✒️ Quill

Hash Maps from Scratch

by ada · 2026-05-01 · edited 2026-05-01

Hash Maps from Scratch

A hash map is two things: a hash function that turns keys into integers, and a collision strategy for when two keys land at the same slot.

Two collision strategies

Chaining. Each slot holds a small list. On collision, you append. On lookup, you scan the list. Easy to implement, robust to load factor changes, but every lookup is two memory hops (slot, then list node).

Open addressing. Each slot holds at most one entry. On collision, you probe — look at the next slot, then the next, until you find an empty one (insert) or your key (lookup). Better cache behavior, but you must keep the load factor under ~0.7 or probe chains explode.

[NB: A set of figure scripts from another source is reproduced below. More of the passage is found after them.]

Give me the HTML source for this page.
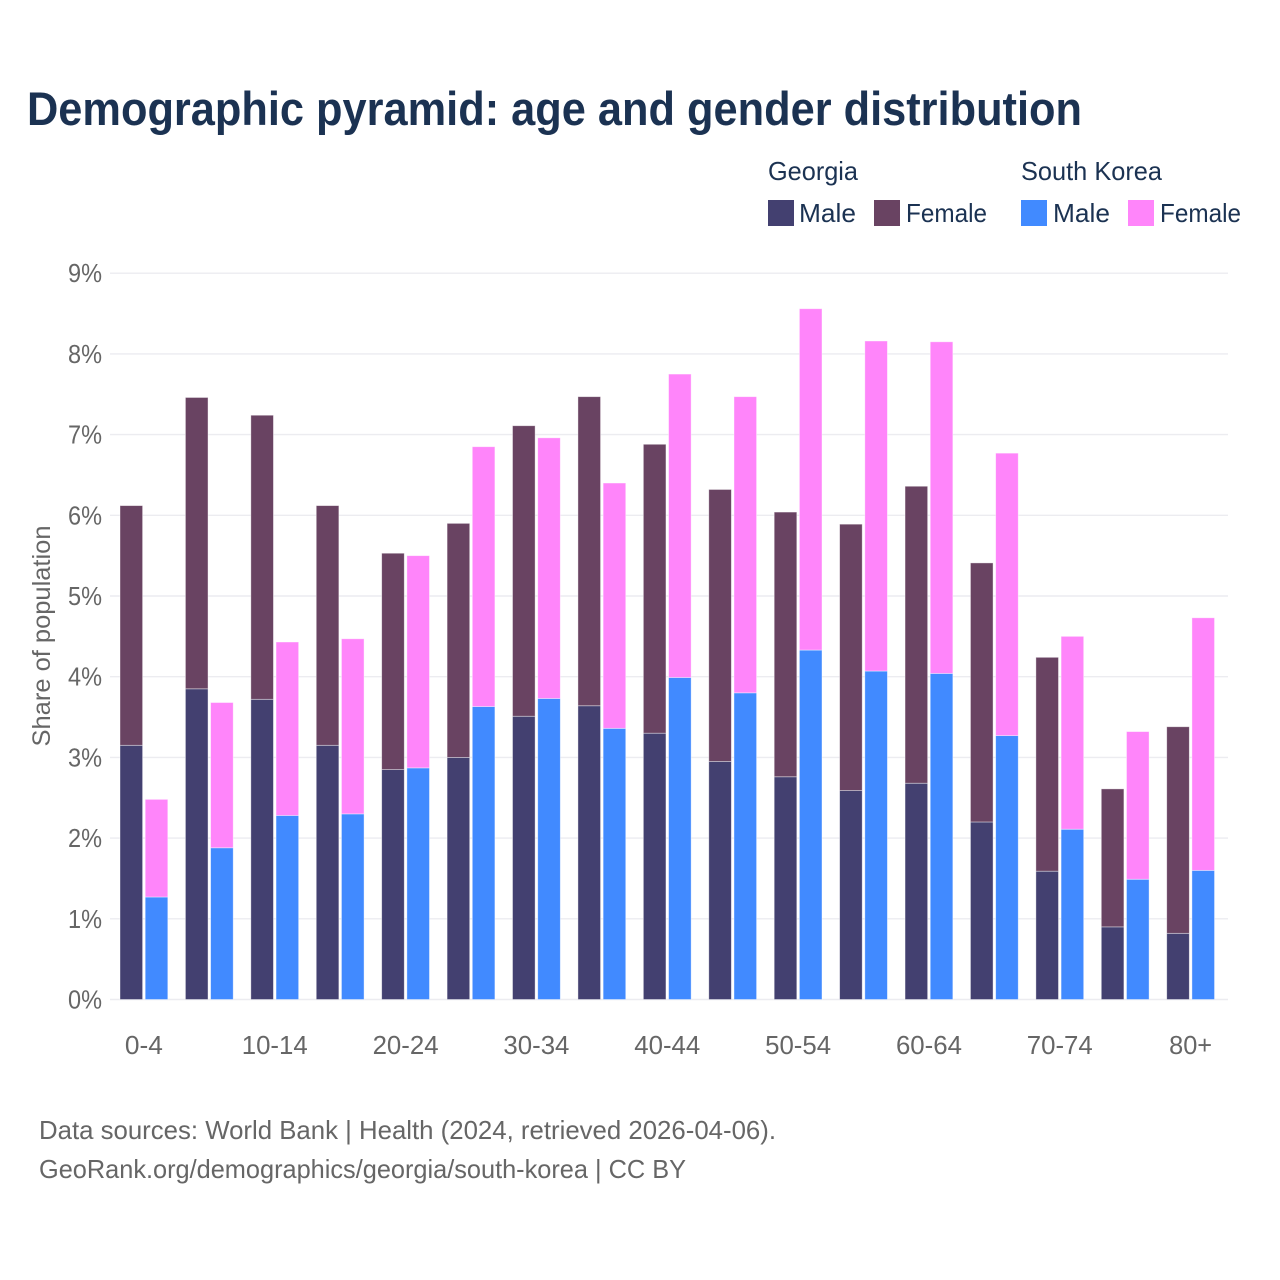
<!DOCTYPE html>
<html>
<head>
<meta charset="utf-8">
<style>
html,body{margin:0;padding:0;background:#fff;width:1280px;height:1280px;overflow:hidden}
svg{display:block}
text{font-family:"Liberation Sans",sans-serif}
</style>
</head>
<body>
<svg id="chart" width="1280" height="1280" viewBox="0 0 1280 1280" xmlns="http://www.w3.org/2000/svg">
<rect x="0" y="0" width="1280" height="1280" fill="#ffffff"/>
<text x="27" y="125" font-size="47" font-weight="700" fill="#1b3252" textLength="1055" lengthAdjust="spacingAndGlyphs">Demographic pyramid: age and gender distribution</text>

<g id="grid"></g>
<g id="bars"></g>
<g id="yticks"></g>
<g id="xticks"></g>
<text transform="translate(50,636) rotate(-90)" text-anchor="middle" font-size="25" fill="#666666" textLength="221" lengthAdjust="spacingAndGlyphs">Share of population</text>

<g>
<text x="768" y="180" font-size="26" fill="#1b3252" textLength="90" lengthAdjust="spacingAndGlyphs">Georgia</text>
<text x="1021" y="180" font-size="26" fill="#1b3252" textLength="141" lengthAdjust="spacingAndGlyphs">South Korea</text>
<rect x="768" y="200" width="26" height="26" fill="#434070"/>
<text x="799" y="222" font-size="26" fill="#1b3252" textLength="57" lengthAdjust="spacingAndGlyphs">Male</text>
<rect x="874" y="200" width="26" height="26" fill="#694362"/>
<text x="906" y="222" font-size="26" fill="#1b3252" textLength="81" lengthAdjust="spacingAndGlyphs">Female</text>
<rect x="1021" y="200" width="26" height="26" fill="#418aff"/>
<text x="1053" y="222" font-size="26" fill="#1b3252" textLength="57" lengthAdjust="spacingAndGlyphs">Male</text>
<rect x="1128" y="200" width="26" height="26" fill="#ff85fa"/>
<text x="1160" y="222" font-size="26" fill="#1b3252" textLength="81" lengthAdjust="spacingAndGlyphs">Female</text>
</g>

<text x="39" y="1139" font-size="26" fill="#666666" textLength="737" lengthAdjust="spacingAndGlyphs">Data sources: World Bank | Health (2024, retrieved 2026-04-06).</text>
<text x="39" y="1178" font-size="26" fill="#666666" textLength="647" lengthAdjust="spacingAndGlyphs">GeoRank.org/demographics/georgia/south-korea | CC BY</text>

<script>
var categories = ['0-4','5-9','10-14','15-19','20-24','25-29','30-34','35-39','40-44','45-49','50-54','55-59','60-64','65-69','70-74','75-79','80+'];
var georgiaMale = [3.15,3.85,3.72,3.15,2.85,3.00,3.51,3.64,3.30,2.95,2.76,2.59,2.68,2.20,1.59,0.90,0.82];
var georgiaFemale = [2.97,3.61,3.52,2.97,2.68,2.90,3.60,3.83,3.58,3.37,3.28,3.30,3.68,3.21,2.65,1.71,2.56];
var koreaMale = [1.27,1.88,2.28,2.30,2.87,3.63,3.73,3.36,3.99,3.80,4.33,4.07,4.04,3.27,2.11,1.49,1.60];
var koreaFemale = [1.21,1.80,2.15,2.17,2.63,3.22,3.23,3.04,3.76,3.67,4.23,4.09,4.11,3.50,2.39,1.83,3.13];
var yTicks = [0,1,2,3,4,5,6,7,8,9];
var xTickLabels = ['0-4','10-14','20-24','30-34','40-44','50-54','60-64','70-74','80+'];

var NS = 'http://www.w3.org/2000/svg';
function yScale(v){ return 999.5 - v * 80.7; }
function groupLeft(i){ return 120 + i * 65.42; }
var BAR_W = 22.6, BAR_GAP = 2.6;

function addBar(x, v0, v1, fill, name){
  var r = document.createElementNS(NS, 'rect');
  r.setAttribute('x', x);
  r.setAttribute('y', yScale(v1));
  r.setAttribute('width', BAR_W);
  r.setAttribute('height', yScale(v0) - yScale(v1));
  r.setAttribute('fill', fill);
  r.setAttribute('stroke', '#ffffff');
  r.setAttribute('stroke-opacity', '0.5');
  r.setAttribute('stroke-width', '0.8');
  
  
  document.getElementById('bars').appendChild(r);
}

yTicks.forEach(function(t){
  var l = document.createElementNS(NS, 'line');
  l.setAttribute('x1', 110);
  l.setAttribute('x2', 1228);
  l.setAttribute('y1', yScale(t));
  l.setAttribute('y2', yScale(t));
  l.setAttribute('stroke', '#ececf0');
  l.setAttribute('stroke-width', '1.4');
  
  
  document.getElementById('grid').appendChild(l);

  var s = document.createElementNS(NS, 'text');
  s.setAttribute('x', 102);
  s.setAttribute('y', yScale(t) + 9);
  s.setAttribute('text-anchor', 'end');
  s.setAttribute('font-size', '26');
  s.setAttribute('fill', '#666666');
  s.setAttribute('textLength', '34');
  s.setAttribute('lengthAdjust', 'spacingAndGlyphs');
  
  
  s.textContent = t + '%';
  document.getElementById('yticks').appendChild(s);
});

categories.forEach(function(c, i){
  var x = groupLeft(i);
  addBar(x, 0, georgiaMale[i], '#434070', 'bar-georgia-male-' + c);
  addBar(x, georgiaMale[i], georgiaMale[i] + georgiaFemale[i], '#694362', 'bar-georgia-female-' + c);
  var x2 = x + BAR_W + BAR_GAP;
  addBar(x2, 0, koreaMale[i], '#418aff', 'bar-south-korea-male-' + c);
  addBar(x2, koreaMale[i], koreaMale[i] + koreaFemale[i], '#ff85fa', 'bar-south-korea-female-' + c);
  var idx = xTickLabels.indexOf(c);
  if (idx >= 0) {
    var s = document.createElementNS(NS, 'text');
    s.setAttribute('x', x + BAR_W + BAR_GAP / 2);
    s.setAttribute('y', 1054);
    s.setAttribute('text-anchor', 'middle');
    s.setAttribute('font-size', '26');
    s.setAttribute('fill', '#666666');
    s.setAttribute('textLength', c.length > 3 ? '66' : (c === '0-4' ? '38' : '43'));
    s.setAttribute('lengthAdjust', 'spacingAndGlyphs');
    
    
    s.textContent = c;
    document.getElementById('xticks').appendChild(s);
  }
});
</script>
</svg>
</body>
</html>
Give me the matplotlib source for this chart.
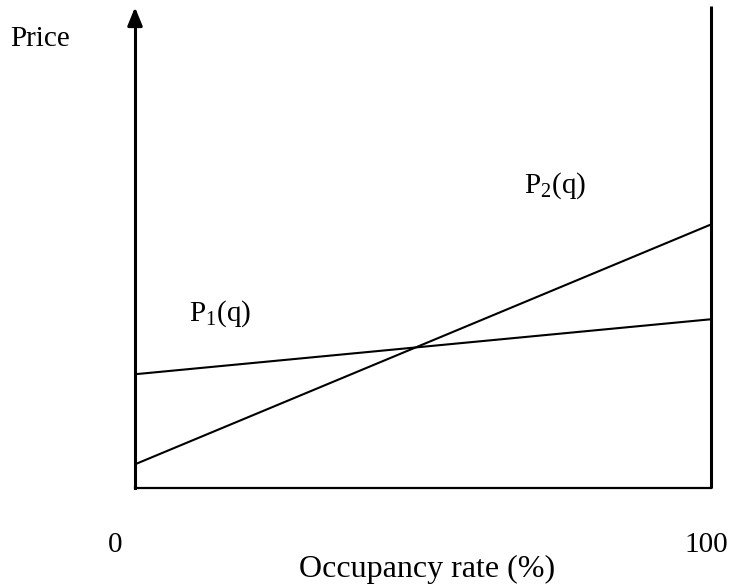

CPython's dict uses open addressing with a custom probe sequence. Java's HashMap uses chaining (and switches buckets to red-black trees once they get long).

A toy implementation

class HashMap:
    def __init__(self, cap=8):
        self.cap = cap
        self.buckets = [[] for _ in range(cap)]
        self.size = 0

    def _slot(self, key):
        return hash(key) % self.cap

    def get(self, key):
        for k, v in self.buckets[self._slot(key)]:
            if k == key:
                return v
        raise KeyError(key)

    def put(self, key, value):
        bucket = self.buckets[self._slot(key)]
        for i, (k, _) in enumerate(bucket):
            if k == key:
                bucket[i] = (key, value)
                return
        bucket.append((key, value))
        self.size += 1
        if self.size > 0.75 * self.cap:
            self._resize(self.cap * 2)

    def _resize(self, new_cap):
        old = self.buckets
        self.cap = new_cap
        self.buckets = [[] for _ in range(new_cap)]
        self.size = 0
        for bucket in old:
            for k, v in bucket:
                self.put(k, v)

What "amortized O(1)" actually means

A single put can be O(n) when it triggers a resize. But because the resize doubles the capacity and copies n entries, you only resize at exponentially-spaced sizes. Average cost per insertion across n inserts is bounded by a constant. That's the amortization: bad days are rare, and they pay for themselves.

Picking a hash function

For arbitrary integer keys, Python's hash already does the right thing. For your own data structure (like a tuple of strings), Python composes the components' hashes for you — but if you write a custom __eq__, you must write a matching __hash__. Two equal objects must hash equal; otherwise dict is silently broken in ways you'll discover only at 3 a.m.